People from throughout the region make the tour part of their spring and Mother’s Day traditions.

“They come from Seattle and Vancouver to attend,” Goff said, “because they know what’s special about the tour is that it’s possible to form a friendship with an artist and learn about his or her process first hand.”

And the artists appreciate the relationship.

“Artists are communicating from a deep place,” Goff said. “The end of that conversation is having people see your art and respond to it.”

Goff earned a bachelor’s degree in fine arts at the University of Massachusetts and then she and her husband moved west.

The natural beauty and cultural influences of the region inspired Goff, whose first focus was in functional pottery, fired and painted bowls, mugs, pitchers, etc.

Goff now works in raku, a process in which a piece of pottery is removed from the kiln while still extremely hot and placed in a container of combustible materials, such as wood chips. The process creates interesting surface colors and textures.

Goff sculpts tiles and wall pieces, and she has provided work for many public installations.

The White Salmon Day Lodge at the Mount Baker ski area commissioned her first large relief-tile installation. Nearby, the city of Arlington has two works, “Council of Salmon” on the side of City Hall and the city’s gateway sign on east bound Highway 530. Currently, Ivar’s Salmon House on Lake Union is installing several of Goff’s salmon.

“River Dance” shows a trio of salmon swimming atop a tall pot indicative of the ancient columnar basalt rocks that line old river beds in the region.

“Salmon swimming in clusters have a musical nature and they seem to dance,” Goff said. “The salmon are sculpted in a realistic fashion, but the raku firing provides the serendipitous coloring.”

A few special stops on this year’s tour include

The Camano Island Mural, at the gateway to the island. The mural is made up of individual squares by tour artists in a variety of styles and mediums. Stop by mural organizer Danny Koffman’s studio (No. 24) to buy prints of the mural. A portion sales benefits the local art scholarship program.

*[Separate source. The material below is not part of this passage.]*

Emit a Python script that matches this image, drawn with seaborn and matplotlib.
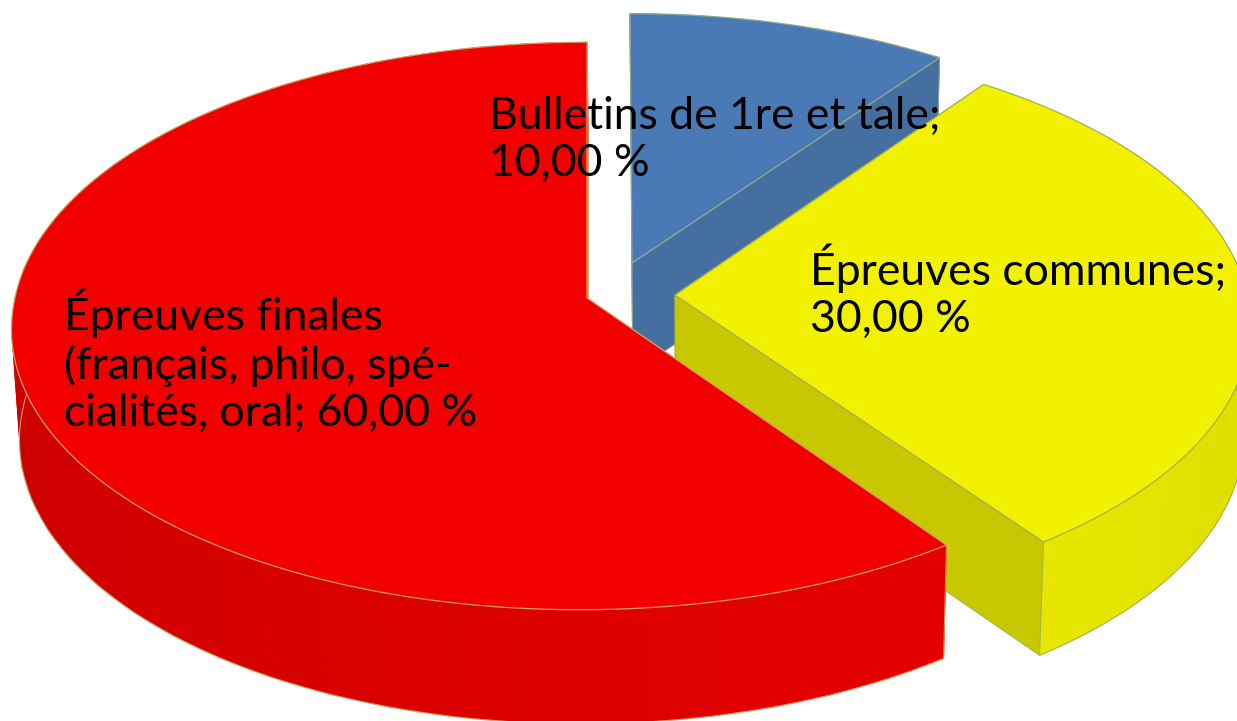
import numpy as np
import matplotlib
matplotlib.use('Agg')
import matplotlib.pyplot as plt
import seaborn as sns

# chart values
slice_names = ['Bulletins de 1re et tale', 'Épreuves communes', 'Épreuves finales\n(français, philo, spé-\ncialités, oral']
slice_shares = [10.0, 30.0, 60.0]

# colours: top face, radial wall, rim at start and end of the slice, edge line
top_colors = ['#4a7ab6', '#f2f200', '#f20000']
wall_colors = ['#466fa1', '#c8c800', '#d80000']
rim_start_colors = ['#466fa1', '#d2d200', '#e40000']
rim_end_colors = ['#466fa1', '#e6e600', '#b80000']
edge_colors = ['#8fa98f', '#a4b050', '#d0a060']

# layout in pixels: apex of each exploded slice, size of the disc, label anchors
apex_list = [(632, 263), (675, 295), (587, 298)]
scale_x_list = [0.993, 1.0, 1.0]
scale_y_list = [0.975, 1.0, 1.0]
skew_back_list = [0.008, 0.013, 0.0]
skew_front_list = [0.0, 0.013, -0.024]
label_pos = [(489, 176), (810, 332), (64, 426)]
RADIUS_X = 572
RADIUS_Y = 281
TILT = 0.0986
THICKNESS = 110


def project(theta, idx):
    # theta runs clockwise from 12 o'clock, far side of the disc looks smaller
    apex = apex_list[idx]
    depth = 1 + TILT * np.cos(theta)
    dy = -scale_y_list[idx] * RADIUS_Y * np.cos(theta) / depth
    skew = np.where(dy < 0, skew_back_list[idx], skew_front_list[idx])
    dx = scale_x_list[idx] * RADIUS_X * np.sin(theta) / depth + skew * dy
    return apex[0] + dx, apex[1] + dy


def drop(x, y):
    # same point on the underside of the disc
    return x + (700 - x) * 0.0116, y + THICKNESS + (y - 263) * 0.012


def draw_slice(ax, idx, start, end):
    apex = apex_list[idx]
    edge = edge_colors[idx]
    z_base = 10 * (idx + 1)

    # a slice on the far side shows its wall over the rim, the others the rim over the walls
    far_side = np.cos((start + end) / 2) > 0
    z_rim = z_base if far_side else z_base + 1
    z_wall = z_base + 1 if far_side else z_base

    # rim, in flat facets like the original
    n_facet = max(int((end - start) / np.radians(6)), 2)
    shades = sns.blend_palette([rim_start_colors[idx], rim_end_colors[idx]], n_facet)
    edges = np.linspace(start, end, n_facet + 1)
    for i in range(n_facet):
        x0, y0 = project(edges[i], idx)
        x1, y1 = project(edges[i + 1], idx)
        bx0, by0 = drop(x0, y0)
        bx1, by1 = drop(x1, y1)
        ax.fill([x0, x1, bx1, bx0], [y0, y1, by1, by0],
                facecolor=shades[i], edgecolor=shades[i], linewidth=0.6, zorder=z_rim)

    # outline of the lower rim
    theta = np.linspace(start, end, 200)
    rim_x, rim_y = project(theta, idx)
    low_x, low_y = drop(rim_x, rim_y)
    ax.plot(low_x, low_y, color=edge, linewidth=0.8, zorder=z_rim)

    # radial walls
    for theta_wall in [start, end]:
        rx, ry = project(theta_wall, idx)
        ax_bx, ax_by = drop(apex[0], apex[1])
        bx, by = drop(rx, ry)
        ax.fill([apex[0], rx, bx, ax_bx], [apex[1], ry, by, ax_by],
                facecolor=wall_colors[idx], edgecolor=edge, linewidth=0.7, zorder=z_wall)

    # corner lines at the ends of the rim
    if not far_side:
        ax.plot([rim_x[0], low_x[0]], [rim_y[0], low_y[0]], color=edge, linewidth=0.7, zorder=z_rim)
        ax.plot([rim_x[-1], low_x[-1]], [rim_y[-1], low_y[-1]], color=edge, linewidth=0.7, zorder=z_rim)

    # top face
    ax.fill(np.r_[apex[0], rim_x], np.r_[apex[1], rim_y],
            facecolor=top_colors[idx], edgecolor=edge, linewidth=0.9, zorder=z_base + 3)


def main():
    sns.set_theme(style='white')
    plt.rcParams['font.family'] = ['Lato', 'DejaVu Sans']

    fig = plt.figure(figsize=(12.37, 7.21), dpi=100)
    ax = fig.add_axes([0, 0, 1, 1])
    ax.set_xlim(0, 1237)
    ax.set_ylim(721, 0)
    ax.axis('off')

    bounds = np.r_[0, np.cumsum(slice_shares)] / np.sum(slice_shares) * 2 * np.pi
    for idx in range(len(slice_shares)):
        draw_slice(ax, idx, bounds[idx], bounds[idx + 1])

    for idx, name in enumerate(slice_names):
        share = f'{slice_shares[idx]:.2f}'.replace('.', ',')
        sep = '\n' if idx < 2 else ' '
        label = f'{name};{sep}{share} %'
        x, y = label_pos[idx]
        ax.text(x, y, label, fontsize=32, color='black', ha='left', va='baseline',
                linespacing=1.18, zorder=100)

    plt.savefig('out.png', dpi=100)
    plt.close()


if __name__ == '__main__':
    main()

Painter Linda Demetre’s 1916 Mabana Schoolhouse, which was recently designated a state historical heritage site. The school was built in 1916 by pioneers in the logging community of Mabana near the south tip of Camano Island. At the time, there was no bridge to the island, just a wharf where boats moved more timber than people. The building is now Demetre’s art studio, No. 3 on the tour.

Mary Simmons at Camano Island Art Glass, studio No. 17, will talk about her kiln-glass residency at the nearby Pilchuck Glass School, which is the most comprehensive center for glass art education in the world.

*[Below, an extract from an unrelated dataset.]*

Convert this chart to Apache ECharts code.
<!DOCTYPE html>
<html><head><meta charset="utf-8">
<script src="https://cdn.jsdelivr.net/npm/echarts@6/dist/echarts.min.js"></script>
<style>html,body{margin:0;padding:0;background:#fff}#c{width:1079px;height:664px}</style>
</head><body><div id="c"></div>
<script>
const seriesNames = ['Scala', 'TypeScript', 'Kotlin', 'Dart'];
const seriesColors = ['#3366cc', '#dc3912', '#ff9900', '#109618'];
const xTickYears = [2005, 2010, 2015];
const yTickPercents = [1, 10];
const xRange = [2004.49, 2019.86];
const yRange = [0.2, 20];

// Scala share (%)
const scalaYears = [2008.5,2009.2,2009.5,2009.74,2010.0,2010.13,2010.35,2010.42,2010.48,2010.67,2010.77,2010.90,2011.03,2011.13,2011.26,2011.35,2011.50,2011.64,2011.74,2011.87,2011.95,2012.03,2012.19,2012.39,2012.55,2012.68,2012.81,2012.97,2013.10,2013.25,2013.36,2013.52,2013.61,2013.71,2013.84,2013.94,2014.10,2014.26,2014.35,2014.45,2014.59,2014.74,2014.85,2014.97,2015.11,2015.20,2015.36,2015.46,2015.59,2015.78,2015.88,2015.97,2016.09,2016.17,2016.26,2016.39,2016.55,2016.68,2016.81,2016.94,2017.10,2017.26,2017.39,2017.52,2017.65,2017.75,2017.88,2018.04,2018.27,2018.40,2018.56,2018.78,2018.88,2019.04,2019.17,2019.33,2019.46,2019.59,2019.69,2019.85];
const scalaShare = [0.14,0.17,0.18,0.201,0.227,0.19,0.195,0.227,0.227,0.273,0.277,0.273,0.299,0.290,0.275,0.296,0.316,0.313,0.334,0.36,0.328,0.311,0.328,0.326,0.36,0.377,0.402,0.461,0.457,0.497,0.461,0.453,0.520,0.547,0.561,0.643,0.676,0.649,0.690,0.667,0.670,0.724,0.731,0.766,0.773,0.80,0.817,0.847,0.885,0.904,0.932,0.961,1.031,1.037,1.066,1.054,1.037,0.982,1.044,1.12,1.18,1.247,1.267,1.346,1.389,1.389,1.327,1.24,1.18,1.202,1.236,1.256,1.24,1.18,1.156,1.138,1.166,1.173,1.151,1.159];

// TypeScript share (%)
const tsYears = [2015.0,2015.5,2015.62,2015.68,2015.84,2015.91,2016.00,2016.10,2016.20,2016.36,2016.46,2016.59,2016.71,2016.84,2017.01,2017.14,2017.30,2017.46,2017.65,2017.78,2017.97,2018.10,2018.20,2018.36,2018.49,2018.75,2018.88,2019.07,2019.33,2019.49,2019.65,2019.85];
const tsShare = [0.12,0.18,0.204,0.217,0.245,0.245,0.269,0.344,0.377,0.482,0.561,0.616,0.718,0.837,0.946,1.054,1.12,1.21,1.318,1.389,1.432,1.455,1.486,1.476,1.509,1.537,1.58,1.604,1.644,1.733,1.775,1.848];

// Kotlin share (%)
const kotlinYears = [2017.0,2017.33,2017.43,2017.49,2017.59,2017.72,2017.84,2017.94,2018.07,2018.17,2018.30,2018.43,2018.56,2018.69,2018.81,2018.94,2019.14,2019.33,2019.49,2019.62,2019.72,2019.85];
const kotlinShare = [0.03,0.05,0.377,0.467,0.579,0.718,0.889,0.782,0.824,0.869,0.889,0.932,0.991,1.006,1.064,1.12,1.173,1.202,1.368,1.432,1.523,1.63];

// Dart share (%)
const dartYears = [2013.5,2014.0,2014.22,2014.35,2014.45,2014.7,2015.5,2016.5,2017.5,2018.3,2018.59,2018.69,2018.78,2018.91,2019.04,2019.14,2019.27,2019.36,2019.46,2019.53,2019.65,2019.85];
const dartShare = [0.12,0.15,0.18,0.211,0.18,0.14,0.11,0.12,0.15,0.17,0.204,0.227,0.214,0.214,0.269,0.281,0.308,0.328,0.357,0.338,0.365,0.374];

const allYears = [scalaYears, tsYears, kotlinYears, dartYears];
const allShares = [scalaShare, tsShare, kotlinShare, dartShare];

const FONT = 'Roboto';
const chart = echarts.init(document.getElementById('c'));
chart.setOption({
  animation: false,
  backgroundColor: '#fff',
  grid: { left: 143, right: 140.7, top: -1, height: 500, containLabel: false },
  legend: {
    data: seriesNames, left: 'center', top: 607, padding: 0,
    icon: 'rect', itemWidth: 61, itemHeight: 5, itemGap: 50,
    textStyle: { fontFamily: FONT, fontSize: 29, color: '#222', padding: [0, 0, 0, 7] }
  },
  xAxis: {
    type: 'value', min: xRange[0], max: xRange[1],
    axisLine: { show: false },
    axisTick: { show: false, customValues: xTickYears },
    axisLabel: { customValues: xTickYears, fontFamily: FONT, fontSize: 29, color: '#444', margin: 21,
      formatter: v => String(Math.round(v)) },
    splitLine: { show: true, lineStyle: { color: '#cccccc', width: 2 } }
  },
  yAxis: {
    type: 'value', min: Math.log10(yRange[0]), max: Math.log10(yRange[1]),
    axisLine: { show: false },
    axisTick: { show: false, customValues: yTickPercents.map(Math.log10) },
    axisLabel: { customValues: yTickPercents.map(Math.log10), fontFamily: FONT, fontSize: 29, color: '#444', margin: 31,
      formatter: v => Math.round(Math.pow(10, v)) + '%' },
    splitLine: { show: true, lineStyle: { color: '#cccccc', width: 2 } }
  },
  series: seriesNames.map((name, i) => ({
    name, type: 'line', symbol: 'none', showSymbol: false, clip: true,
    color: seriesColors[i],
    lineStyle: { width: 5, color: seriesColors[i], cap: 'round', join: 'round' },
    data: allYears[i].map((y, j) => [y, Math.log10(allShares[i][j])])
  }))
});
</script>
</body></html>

Gale Fiege: 425-339-3427; gfiege@heraldnet.com.

If you go

The free Camano Island Studio Tour is offered 10 a.m. to 5 p.m. May 6, 7, 8, 14 and 15.

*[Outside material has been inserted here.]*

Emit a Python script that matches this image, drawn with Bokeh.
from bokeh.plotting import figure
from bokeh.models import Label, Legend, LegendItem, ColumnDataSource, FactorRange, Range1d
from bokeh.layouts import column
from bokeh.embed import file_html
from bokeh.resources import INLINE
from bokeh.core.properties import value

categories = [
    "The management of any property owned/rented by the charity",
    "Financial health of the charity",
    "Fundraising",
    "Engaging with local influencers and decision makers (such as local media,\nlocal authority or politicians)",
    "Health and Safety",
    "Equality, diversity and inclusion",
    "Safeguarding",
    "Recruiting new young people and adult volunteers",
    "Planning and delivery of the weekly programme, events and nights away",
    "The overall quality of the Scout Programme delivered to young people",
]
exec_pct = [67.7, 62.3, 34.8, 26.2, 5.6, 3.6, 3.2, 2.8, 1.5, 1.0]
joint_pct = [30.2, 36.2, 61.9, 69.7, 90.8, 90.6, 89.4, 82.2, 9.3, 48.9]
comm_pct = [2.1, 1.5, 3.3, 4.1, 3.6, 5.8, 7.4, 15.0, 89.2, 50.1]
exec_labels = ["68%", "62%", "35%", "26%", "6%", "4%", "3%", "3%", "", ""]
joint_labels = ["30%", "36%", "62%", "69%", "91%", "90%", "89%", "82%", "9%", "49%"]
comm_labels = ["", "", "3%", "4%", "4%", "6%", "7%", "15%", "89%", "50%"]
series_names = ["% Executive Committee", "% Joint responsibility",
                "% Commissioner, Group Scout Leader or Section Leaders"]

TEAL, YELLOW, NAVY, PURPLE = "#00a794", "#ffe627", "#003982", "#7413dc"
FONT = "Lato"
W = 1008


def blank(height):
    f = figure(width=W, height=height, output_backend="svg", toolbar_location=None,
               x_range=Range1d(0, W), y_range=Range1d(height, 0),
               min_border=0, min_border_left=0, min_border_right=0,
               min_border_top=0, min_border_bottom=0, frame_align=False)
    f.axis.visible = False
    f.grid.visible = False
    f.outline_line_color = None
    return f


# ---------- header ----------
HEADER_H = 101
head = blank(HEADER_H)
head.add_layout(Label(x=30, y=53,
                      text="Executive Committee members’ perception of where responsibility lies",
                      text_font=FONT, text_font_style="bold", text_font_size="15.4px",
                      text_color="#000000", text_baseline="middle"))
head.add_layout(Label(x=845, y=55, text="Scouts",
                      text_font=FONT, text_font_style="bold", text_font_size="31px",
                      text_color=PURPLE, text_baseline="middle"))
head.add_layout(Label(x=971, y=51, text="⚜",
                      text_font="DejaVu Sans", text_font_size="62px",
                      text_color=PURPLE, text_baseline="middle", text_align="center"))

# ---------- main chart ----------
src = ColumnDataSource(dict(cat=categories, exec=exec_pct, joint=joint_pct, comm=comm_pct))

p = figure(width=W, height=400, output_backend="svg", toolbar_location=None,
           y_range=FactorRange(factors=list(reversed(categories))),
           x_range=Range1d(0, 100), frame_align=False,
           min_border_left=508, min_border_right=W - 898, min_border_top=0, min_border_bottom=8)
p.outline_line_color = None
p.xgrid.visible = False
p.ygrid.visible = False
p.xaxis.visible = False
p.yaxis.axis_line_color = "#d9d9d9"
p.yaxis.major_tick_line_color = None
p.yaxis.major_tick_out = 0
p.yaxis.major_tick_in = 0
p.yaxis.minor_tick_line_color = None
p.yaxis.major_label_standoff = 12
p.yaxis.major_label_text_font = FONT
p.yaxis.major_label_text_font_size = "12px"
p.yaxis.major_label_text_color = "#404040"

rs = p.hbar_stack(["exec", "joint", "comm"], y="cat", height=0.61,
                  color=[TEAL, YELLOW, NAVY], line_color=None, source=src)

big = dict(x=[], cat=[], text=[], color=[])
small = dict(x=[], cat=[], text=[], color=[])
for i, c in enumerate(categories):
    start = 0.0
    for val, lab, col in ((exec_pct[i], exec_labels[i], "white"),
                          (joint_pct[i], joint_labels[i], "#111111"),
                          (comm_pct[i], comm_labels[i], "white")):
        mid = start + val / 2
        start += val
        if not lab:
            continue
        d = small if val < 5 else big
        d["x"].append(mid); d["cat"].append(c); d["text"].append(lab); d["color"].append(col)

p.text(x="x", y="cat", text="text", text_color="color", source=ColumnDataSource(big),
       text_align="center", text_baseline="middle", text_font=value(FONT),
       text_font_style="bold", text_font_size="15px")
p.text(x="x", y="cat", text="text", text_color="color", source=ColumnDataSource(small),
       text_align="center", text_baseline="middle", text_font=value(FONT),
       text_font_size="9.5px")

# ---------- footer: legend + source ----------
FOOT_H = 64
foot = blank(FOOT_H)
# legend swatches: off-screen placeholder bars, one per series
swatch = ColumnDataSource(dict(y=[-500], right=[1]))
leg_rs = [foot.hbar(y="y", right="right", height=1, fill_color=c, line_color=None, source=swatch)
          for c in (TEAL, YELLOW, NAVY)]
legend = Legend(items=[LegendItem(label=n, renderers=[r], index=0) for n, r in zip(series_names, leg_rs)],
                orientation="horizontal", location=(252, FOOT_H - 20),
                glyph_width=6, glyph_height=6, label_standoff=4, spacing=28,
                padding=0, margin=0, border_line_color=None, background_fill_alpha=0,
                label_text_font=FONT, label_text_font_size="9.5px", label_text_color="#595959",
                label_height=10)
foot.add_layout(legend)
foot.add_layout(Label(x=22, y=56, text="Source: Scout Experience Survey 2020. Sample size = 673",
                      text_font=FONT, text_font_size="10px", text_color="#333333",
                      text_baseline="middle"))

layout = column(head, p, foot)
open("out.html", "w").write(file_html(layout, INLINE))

See a video about the tour at vimeo.com/163561050. Download the tour brochure at camanostudiotour.com to figure out where to start and then pick up a copy when you get there. The map is in the middle. Start at the south end of the island and work your way back to Stanwood.

The artists

Ceramic artists include Chaim Bezalel and Yonnah Ben Levy Bezalel, Sally Chang, Roger Cocke, Dian Dangler, Joyce Dunn, Marguerite Goff, Dale LeMaster and Susan Cohen Thompson.

See glass art by Lee Beitz, Mark Ellinger, Ray Fossum, Dolors Ruscha, Mary Simmons and Hiroshi Yaham.

Jewelry on the tour is by Lee Beitz, Kathy Dannerbeck, Marie-Claire Dole, Patti Pontikis, Liane Redpath and Dolors Ruscha.

See painting and mixed media by Chaim Bezalel and Yonnah Ben Levy Bezalel, Dotti Burton, Ann Cory, Linda Demetre, Marie-Claire Dole, Betty Dorotik, Jack Dorsey, Jason Dorsey, Jed Dorsey, John Ebner, Joan Enslin, Suki Gluzinski, Jack Gunter, Liz Hamlin, Danny Koffman, Molly LeMaster, April Nelson, Janie Olsen, Frank Renlie, John Ringen, Michele Rushworth, Helen Saunders, Rod Sylvester, Susan Cohen Thompson, Christopher Tuohy and Naoko Yahahoto.

Photography by Kathy Hastings, Victor Loverro, Nick Seegert and Christopher Tuohy.

Sculpture by Yonnah Ben Levy Bezalel, James Ellingboe, Roy Johnson, Bill Matheson and Karla Matzke

Textiles by Opal Cocke, Kathy Edelman Hutchinson and Teri Jo Summer.